I usually like the idea of going out when the invitation arrives, but when the day comes around, I start to feel the dread and want to stay in with my boys. If I do go, for ages afterwards I go over what I've said and feel as though I've talked too much or said the wrong things – though friends have told me I generally come across as quiet and even a bit standoffish. Occasionally, I do have a good time – usually when I've got someone to go with (eg a friend – I've been single for six years). I really want to keep up with my friends but it all feels like such an effort. How can I be more sociable?
A. A friend of mine, when she got married a couple of years ago, issued plus-ones to all the single friends invited to her wedding. It was a generous gesture, and also, I thought, a perspicacious one. Does anyone really enjoy going to parties on their own? That giddy moment on the doorstep, stone-cold sober in your glad rags, when you're about to launch into the hubbub inside; the awkward times when you find yourself standing alone, feeling as conspicuous as a Belisha beacon, or you've simply worn out all your topics with the other lone partygoer, and there's no co-conspirator to whom you can signal for help or sidle up to with a refill.
A solo social life is not always easy. It might have been fun once, years ago, when you showed up in a chattering gang, behaved a little badly and then dissected it all the next day. But in middle age, all too often, it's a cautious dose of wine, a little mutual boasting about your children, then off home to see if you can catch the end of Newsnight.

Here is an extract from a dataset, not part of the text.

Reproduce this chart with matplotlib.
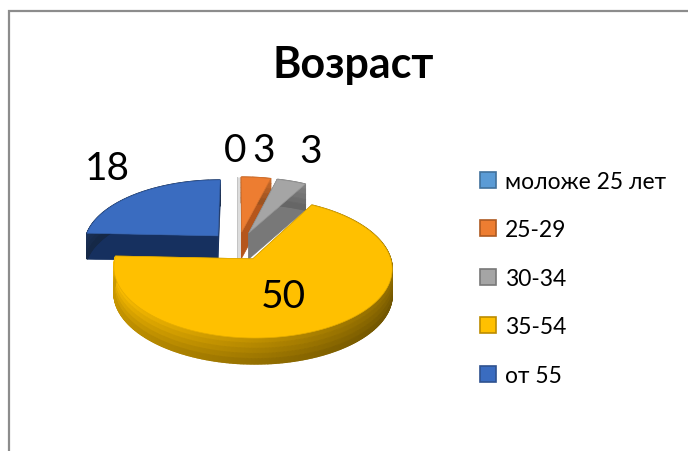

So while you might be finding it difficult because of a newly developed social phobia, you're probably just finding it difficult because it is difficult. We tend to take it for granted when we're part of a couple, but working as a pair somehow dilutes you both, and diffuses the spotlight of social scrutiny. It sounds old-fashioned to say so, but even in the most boho of circles, coupledom oils the wheels of social interaction.
So, first off, I'd say that if you don't want to go out, then don't. Why go just for the sake of it? Your friends aren't going anywhere. I recently got reacquainted with a group of friends I hadn't seen for nigh-on 20 years and we all simply took up where we'd left off.
If an invitation sounds tempting, then ask if you can bring someone along, or if you know someone who's going, go with them – arrive with them, maybe even meet for a drink beforehand.
Failing that, team up with another solitary guest and stick with them. Good luck finding one, though: not a few will have already given in to the siren call of their sofas.